Tuesday, July 4, 2023

What the Hell Is The Christian Science Monitor?

Ukrainian soldiers training to use a grenade launcher, Christian Science Monitor 10 May 2023. Photo and story by Scott Peterson

Sylvia Plath's first nationally published poem was “Bitter Strawberries” in The Christian Science Monitor. An international reader asked me what The Christian Science Monitor (CSM) was to Sylvia, a non-Christian, and what might be Christian about the paper, because looking at the content (a daily, now online only) it is not obvious.

Christian Science is a faith established in 1870s Boston. For ills of the body and soul, believers looked to the healing miracles of Jesus and prayed for healing instead of calling doctors. That made Christian Science somewhat infamous. Today's followers may see doctors if they want. They won't go to hell because the faith does not believe in hell. Christian Science peaked in the 1930s with a quarter-million members. Its best legacy is its newspaper, one of the few surviving national U.S. dailies, and not so much Christian as it is secular humanist.

We do not know what inspired the Plath household to subscribe to the Christian Science Monitor. Esther Greenwood in The Bell Jar complained that the Monitor treated suicides and sex crimes and airplane crashes as if they didn't happen.

That is not true; it just didn't rub atrocities in your face. Below is part of the page "Bitter Strawberries" appeared on (11 August 1950). Readers got briefed on Korean War battle news, missing atomic-research papers, revolt in Jakarta, threats of a mass strike in Italy. And Australia, fearing Korean aggression, was re-arming but couldn't pay for it:

CSM's editorial board in 1953 favored executing the Rosenbergs because the justice system had operated as it should and found them guilty (20 June 1953).

Sylvia's ex-boyfriend Peter Davison told a biographer that at dinner in Wellesley in summer 1955, Sylvia and Aurelia "talked about the Christian Science Monitor, which they were very serious about." [1] Sylvia might have been play-acting, or Davison was maybe making a posthumous dig at her. What's for sure is that Aurelia favored the paper.

Rather than daily photos of bombed-out Ukraine or pits full of corpses, a recent story profiled the survivors of a bombed-out town as they raked up debris, planning to rebuild. Called "human-interest stories," the New York Times published several about Ukraine on 03 July 2023 and pretty much every day now. Regarding the faith, "The Christian Science Perspective" on things is walled off in a daily column of that name. The paper quit publishing poetry around 2016.
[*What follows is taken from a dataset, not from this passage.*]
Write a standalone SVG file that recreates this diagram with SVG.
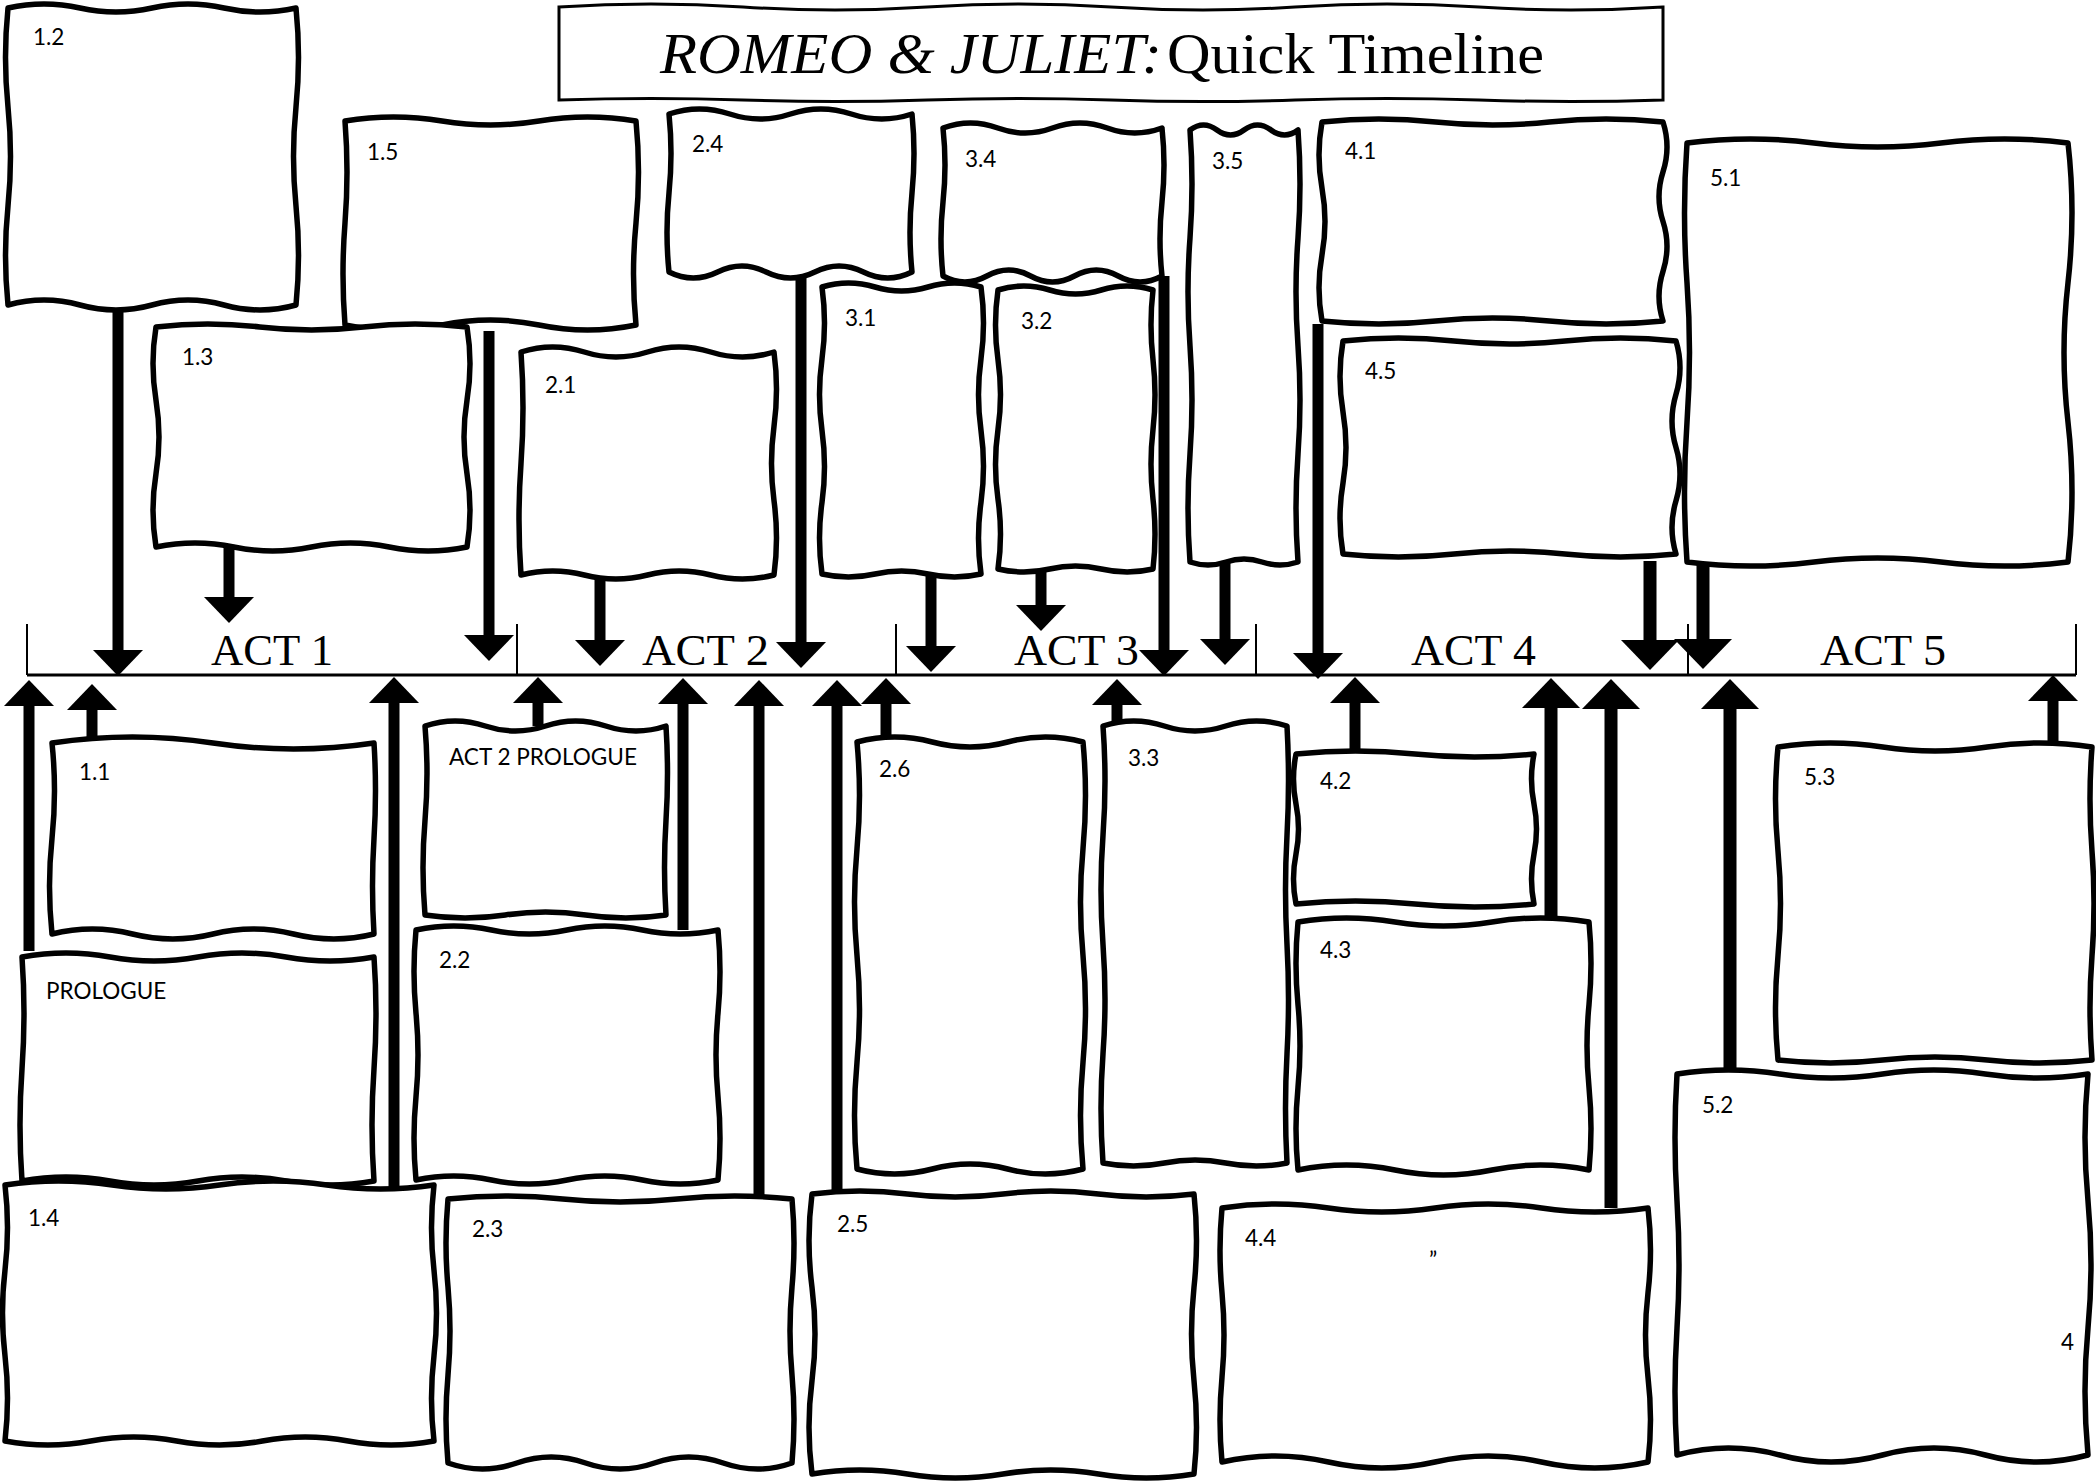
<svg xmlns="http://www.w3.org/2000/svg" width="2096" height="1481" viewBox="0 0 2096 1481">
<style>
.box{fill:#fff;stroke:#000;stroke-width:5.5;stroke-linejoin:round}
.ttl{fill:#fff;stroke:#000;stroke-width:3}
.lbl{font-family:Lato,"Open Sans",sans-serif;font-size:22.5px;fill:#000}
.act{font-family:"Liberation Serif","Times New Roman",serif;font-size:44px;fill:#000}
.title{font-family:"Liberation Serif","Times New Roman",serif;font-size:58px;fill:#000}
.ar{stroke:#000;stroke-width:11;fill:none;marker-end:url(#ah)}
.arL{stroke:#000;stroke-width:13;fill:none;marker-end:url(#ahL)}
.tl{stroke:#000;stroke-width:3;fill:none}
.tk{stroke:#000;stroke-width:2;fill:none}
</style>
<defs>
<marker id="ah" markerUnits="userSpaceOnUse" viewBox="0 0 26 50" refX="0" refY="25" markerWidth="26" markerHeight="50" orient="auto"><path d="M0,0 L26,25 L0,50 Z" fill="#000"/></marker>
<marker id="ahL" markerUnits="userSpaceOnUse" viewBox="0 0 30 58" refX="0" refY="29" markerWidth="30" markerHeight="58" orient="auto"><path d="M0,0 L30,29 L0,58 Z" fill="#000"/></marker>
</defs>
<rect width="2096" height="1481" fill="#fff"/>

<g id="title">
<path class="ttl" d="M559,7 Q651,1 743,7 T927,7 T1111,7 T1295,7 T1479,7 T1663,7 L1663,100 Q1571,103 1479,100 T1295,100 T1111,100 T927,100 T743,100 T559,100 Z"/>
<text class="title" x="660" y="73" font-style="italic" textLength="502" lengthAdjust="spacingAndGlyphs">ROMEO &amp; JULIET:</text>
<text class="title" x="1167" y="73" textLength="377" lengthAdjust="spacingAndGlyphs">Quick Timeline</text>
</g>

<g id="timeline">
<line class="tl" x1="27" y1="675" x2="2076" y2="675"/>
<line class="tk" x1="27" y1="624" x2="27" y2="675"/>
<line class="tk" x1="517" y1="624" x2="517" y2="675"/>
<line class="tk" x1="896" y1="624" x2="896" y2="675"/>
<line class="tk" x1="1256" y1="624" x2="1256" y2="675"/>
<line class="tk" x1="1688" y1="624" x2="1688" y2="675"/>
<line class="tk" x1="2076" y1="624" x2="2076" y2="675"/>
<text class="act" x="211" y="665" textLength="122" lengthAdjust="spacingAndGlyphs">ACT 1</text>
<text class="act" x="642" y="665" textLength="127" lengthAdjust="spacingAndGlyphs">ACT 2</text>
<text class="act" x="1014" y="665" textLength="125" lengthAdjust="spacingAndGlyphs">ACT 3</text>
<text class="act" x="1411" y="665" textLength="125" lengthAdjust="spacingAndGlyphs">ACT 4</text>
<text class="act" x="1820" y="665" textLength="126" lengthAdjust="spacingAndGlyphs">ACT 5</text>
</g>

<g id="connectors">
<line class="ar" x1="118" y1="297" x2="118" y2="650"/>
<line class="ar" x1="229" y1="548" x2="229" y2="597"/>
<line class="ar" x1="489" y1="331" x2="489" y2="635"/>
<line class="ar" x1="600" y1="575" x2="600" y2="640"/>
<line class="ar" x1="801" y1="272" x2="801" y2="642"/>
<line class="ar" x1="931" y1="574" x2="931" y2="646"/>
<line class="ar" x1="1041" y1="569" x2="1041" y2="605"/>
<line class="ar" x1="1164" y1="276" x2="1164" y2="650"/>
<line class="ar" x1="1225" y1="562" x2="1225" y2="639"/>
<line class="ar" x1="1318" y1="324" x2="1318" y2="653"/>
<line class="arL" x1="1650" y1="561" x2="1650" y2="640"/>
<line class="arL" x1="1703" y1="562" x2="1703" y2="639"/>
<line class="ar" x1="29" y1="951" x2="29" y2="706"/>
<line class="ar" x1="92" y1="740" x2="92" y2="710"/>
<line class="ar" x1="394" y1="1187" x2="394" y2="703"/>
<line class="ar" x1="538" y1="726" x2="538" y2="703"/>
<line class="ar" x1="683" y1="930" x2="683" y2="704"/>
<line class="ar" x1="759" y1="1199" x2="759" y2="706"/>
<line class="ar" x1="837" y1="1194" x2="837" y2="706"/>
<line class="ar" x1="886" y1="742" x2="886" y2="704"/>
<line class="ar" x1="1117" y1="726" x2="1117" y2="705"/>
<line class="ar" x1="1355" y1="754" x2="1355" y2="703"/>
<line class="arL" x1="1551" y1="922" x2="1551" y2="708"/>
<line class="arL" x1="1611" y1="1208" x2="1611" y2="709"/>
<line class="arL" x1="1730" y1="1074" x2="1730" y2="709"/>
<line class="ar" x1="2053" y1="747" x2="2053" y2="701"/>
</g>

<g id="n1_2"><path class="box" d="M8,8 Q44,0 80,8 T152,8 T224,8 T296,8 Q301,57.5 296,107 T296,206 T296,305 Q260,315 224,305 T152,305 T80,305 T8,305 Q3,255.5 8,206 T8,107 T8,8Z"/><text class="lbl" x="33" y="45">1.2</text></g>
<g id="n1_5"><path class="box" d="M345,121 Q393.5,113 442,121 T539,121 T636,121 Q641,172 636,223 T636,325 Q587.5,335 539,325 T442,325 T345,325 Q341,274 345,223 T345,121Z"/><text class="lbl" x="367" y="160">1.5</text></g>
<g id="n1_3"><path class="box" d="M156,327 Q207.8,321 259.7,327 T363.3,327 T467,327 Q473,363.7 467,400.3 T467,473.7 T467,547 Q428.1,555 389.3,547 T311.5,547 T233.8,547 T156,547 Q150,510.3 156,473.7 T156,400.3 T156,327Z"/><text class="lbl" x="182" y="365">1.3</text></g>
<g id="n2_1"><path class="box" d="M521,352 Q552.6,342 584.3,352 T647.5,352 T710.8,352 T774,352 Q779,389.2 774,426.3 T774,500.7 T774,575 Q742.4,583 710.8,575 T647.5,575 T584.3,575 T521,575 Q517,519.3 521,463.5 T521,352Z"/><text class="lbl" x="545" y="393">2.1</text></g>
<g id="n2_4"><path class="box" d="M669,114 Q699.4,104 729.8,114 T790.5,114 T851.3,114 T912,114 Q916,153.5 912,193 T912,272 Q887.7,284 863.4,272 T814.8,272 T766.2,272 T717.6,272 T669,272 Q665,232.5 669,193 T669,114Z"/><text class="lbl" x="692" y="152">2.4</text></g>
<g id="n3_4"><path class="box" d="M943,128 Q970.4,118 997.8,128 T1052.5,128 T1107.3,128 T1162,128 Q1166,165 1162,202 T1162,276 Q1140.1,288 1118.2,276 T1074.4,276 T1030.6,276 T986.8,276 T943,276 Q939,239 943,202 T943,128Z"/><text class="lbl" x="965" y="167">3.4</text></g>
<g id="n3_1"><path class="box" d="M822,287 Q848.5,279 875,287 T928,287 T981,287 Q986,322.9 981,358.8 T981,430.5 T981,502.3 T981,574 Q954.5,580 928,574 T875,574 T822,574 Q817,538.1 822,502.3 T822,430.5 T822,358.8 T822,287Z"/><text class="lbl" x="845" y="326">3.1</text></g>
<g id="n3_2"><path class="box" d="M998,290 Q1023.8,282 1049.7,290 T1101.3,290 T1153,290 Q1149,324.9 1153,359.8 T1153,429.5 T1153,499.3 T1153,569 Q1127.2,575 1101.3,569 T1049.7,569 T998,569 Q1003,534.1 998,499.3 T998,429.5 T998,359.8 T998,290Z"/><text class="lbl" x="1021" y="329">3.2</text></g>
<g id="n3_5"><path class="box" d="M1190,130 Q1203.5,120 1217,130 T1244,130 T1271,130 T1298,130 Q1302,184 1298,238 T1298,346 T1298,454 T1298,562 Q1280,568 1262,562 T1226,562 T1190,562 Q1186,508 1190,454 T1190,346 T1190,238 T1190,130Z"/><text class="lbl" x="1212" y="169">3.5</text></g>
<g id="n4_1"><path class="box" d="M1322,122 Q1378.8,116 1435.7,122 T1549.3,122 T1663,122 Q1671,146.9 1663,171.8 T1663,221.5 T1663,271.3 T1663,321 Q1606.2,327 1549.3,321 T1435.7,321 T1322,321 Q1316,287.8 1322,254.7 T1322,188.3 T1322,122Z"/><text class="lbl" x="1345" y="159">4.1</text></g>
<g id="n4_5"><path class="box" d="M1343,341 Q1398.5,335 1454,341 T1565,341 T1676,341 Q1684,367.6 1676,394.3 T1676,447.5 T1676,500.8 T1676,554 Q1620.5,560 1565,554 T1454,554 T1343,554 Q1337,518.5 1343,483 T1343,412 T1343,341Z"/><text class="lbl" x="1365" y="379">4.5</text></g>
<g id="n5_1"><path class="box" d="M1687,143 Q1750.5,135 1814,143 T1941,143 T2068,143 Q2076,212.8 2068,282.7 T2068,422.3 T2068,562 Q2004.5,570 1941,562 T1814,562 T1687,562 Q1682,492.2 1687,422.3 T1687,282.7 T1687,143Z"/><text class="lbl" x="1710" y="186">5.1</text></g>

<g id="n1_1"><path class="box" d="M52,743 Q132.5,731 213,743 T374,743 Q377,790.8 374,838.5 T374,934 Q333.8,944 293.5,934 T213,934 T132.5,934 T52,934 Q47,886.3 52,838.5 T52,743Z"/><text class="lbl" x="79" y="780">1.1</text></g>
<g id="n_prologue"><path class="box" d="M22,957 Q66,949 110,957 T198,957 T286,957 T374,957 Q378,1013 374,1069 T374,1181 Q330,1189 286,1181 T198,1181 T110,1181 T22,1181 Q18,1125 22,1069 T22,957Z"/><text class="lbl" x="46" y="999">PROLOGUE</text></g>
<g id="n1_4"><path class="box" d="M5,1185 Q58.6,1177 112.3,1185 T219.5,1185 T326.8,1185 T434,1185 Q429,1227.7 434,1270.3 T434,1355.7 T434,1441 Q391.1,1449 348.2,1441 T262.4,1441 T176.6,1441 T90.8,1441 T5,1441 Q10,1398.3 5,1355.7 T5,1270.3 T5,1185Z"/><text class="lbl" x="28" y="1226">1.4</text></g>
<g id="n_act2_prologue"><path class="box" d="M425,726 Q455.1,716 485.3,726 T545.5,726 T605.8,726 T666,726 Q669,773.3 666,820.5 T666,915 Q625.8,921 585.7,915 T505.3,915 T425,915 Q421,867.8 425,820.5 T425,726Z"/><text class="lbl" x="449" y="765" textLength="188" lengthAdjust="spacingAndGlyphs">ACT 2 PROLOGUE</text></g>
<g id="n2_2"><path class="box" d="M416,930 Q453.8,922 491.5,930 T567,930 T642.5,930 T718,930 Q722,971.7 718,1013.3 T718,1096.7 T718,1180 Q680.3,1188 642.5,1180 T567,1180 T491.5,1180 T416,1180 Q412,1138.3 416,1096.7 T416,1013.3 T416,930Z"/><text class="lbl" x="439" y="968">2.2</text></g>
<g id="n2_3"><path class="box" d="M448,1199 Q505.3,1193 562.7,1199 T677.3,1199 T792,1199 Q796,1243 792,1287 T792,1375 T792,1463 Q757.6,1475 723.2,1463 T654.4,1463 T585.6,1463 T516.8,1463 T448,1463 Q444,1419 448,1375 T448,1287 T448,1199Z"/><text class="lbl" x="472" y="1237">2.3</text></g>
<g id="n2_6"><path class="box" d="M857,742 Q894.7,732 932.3,742 T1007.7,742 T1083,742 Q1088,795.4 1083,848.8 T1083,955.5 T1083,1062.3 T1083,1169 Q1045.3,1179 1007.7,1169 T932.3,1169 T857,1169 Q852,1115.6 857,1062.3 T857,955.5 T857,848.8 T857,742Z"/><text class="lbl" x="879" y="777">2.6</text></g>
<g id="n2_5"><path class="box" d="M812,1194 Q859.8,1188 907.5,1194 T1003,1194 T1098.5,1194 T1194,1194 Q1199,1240.7 1194,1287.3 T1194,1380.7 T1194,1474 Q1146.3,1482 1098.5,1474 T1003,1474 T907.5,1474 T812,1474 Q806,1427.3 812,1380.7 T812,1287.3 T812,1194Z"/><text class="lbl" x="837" y="1232">2.5</text></g>
<g id="n3_3"><path class="box" d="M1103,726 Q1133.7,716 1164.3,726 T1225.7,726 T1287,726 Q1290,780.6 1287,835.3 T1287,944.5 T1287,1053.8 T1287,1163 Q1256.3,1169 1225.7,1163 T1164.3,1163 T1103,1163 Q1099,1108.4 1103,1053.8 T1103,944.5 T1103,835.3 T1103,726Z"/><text class="lbl" x="1128" y="766">3.3</text></g>
<g id="n4_2"><path class="box" d="M1296,754 Q1355.5,748 1415,754 T1534,754 Q1529,779 1534,804 T1534,854 T1534,904 Q1474.5,910 1415,904 T1296,904 Q1291,879 1296,854 T1296,804 T1296,754Z"/><text class="lbl" x="1320" y="789">4.2</text></g>
<g id="n4_3"><path class="box" d="M1298,922 Q1346.5,914 1395,922 T1492,922 T1589,922 Q1593,963.3 1589,1004.7 T1589,1087.3 T1589,1170 Q1540.5,1160 1492,1170 T1395,1170 T1298,1170 Q1294,1128.7 1298,1087.3 T1298,1004.7 T1298,922Z"/><text class="lbl" x="1320" y="958">4.3</text></g>
<g id="n4_4"><path class="box" d="M1222,1208 Q1275.3,1200 1328.5,1208 T1435,1208 T1541.5,1208 T1648,1208 Q1653,1250.3 1648,1292.7 T1648,1377.3 T1648,1462 Q1594.8,1474 1541.5,1462 T1435,1462 T1328.5,1462 T1222,1462 Q1218,1419.7 1222,1377.3 T1222,1292.7 T1222,1208Z"/><text class="lbl" x="1245" y="1246">4.4</text><text class="lbl" x="1429" y="1268">”</text></g>
<g id="n5_2"><path class="box" d="M1677,1074 Q1728.4,1066 1779.8,1074 T1882.5,1074 T1985.3,1074 T2088,1074 Q2082,1137.5 2088,1201 T2088,1328 T2088,1455 Q2036.6,1469 1985.3,1455 T1882.5,1455 T1779.8,1455 T1677,1455 Q1673,1391.5 1677,1328 T1677,1201 T1677,1074Z"/><text class="lbl" x="1702" y="1113">5.2</text><text class="lbl" x="2061" y="1350" font-size="28">4</text></g>
<g id="n5_3"><path class="box" d="M1778,747 Q1830.3,739 1882.7,747 T1987.3,747 T2092,747 Q2088,799.2 2092,851.3 T2092,955.7 T2092,1060 Q2039.7,1066 1987.3,1060 T1882.7,1060 T1778,1060 Q1773,1007.8 1778,955.7 T1778,851.3 T1778,747Z"/><text class="lbl" x="1804" y="785">5.3</text></g>
</svg>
Was Sylvia Plath a Christian Scientist? No. Someone told the budding writer she had her best chance of publishing in periodicals she was familiar with. It worked! The editorial staff got to know and publish Sylvia's contributions, even feeble ones, sometimes on its "youth page." [2] Because CSM paid little, like $10 or $15, it was Sylvia's last resort after every other paying publisher rejected poems such as "Midsummer Mobile" (1959).

Was Aurelia Plath a Christian Scientist? No, Aurelia was Unitarian, and saw doctors often. She liked a daily paper low on gore and rumors and higher on human resilience and "decent courageous people." God knows why.

P.S. The Monitor did not re-sell Sylvia's poems to other papers. ("Hey, little Alabama paper, it's the poetry resale desk at the Christian Science Monitor! Need a poem? Mail us a check!") Uh, no. Papers read other papers and lifted what they wanted, mostly as filler. They still do.

[1] Butscher, E., Sylvia Plath: Method and Madness, p. 164.

[2] Sylvia knew that content was feeble, only filler, letter SP to ASP,  21 Oct. 1959.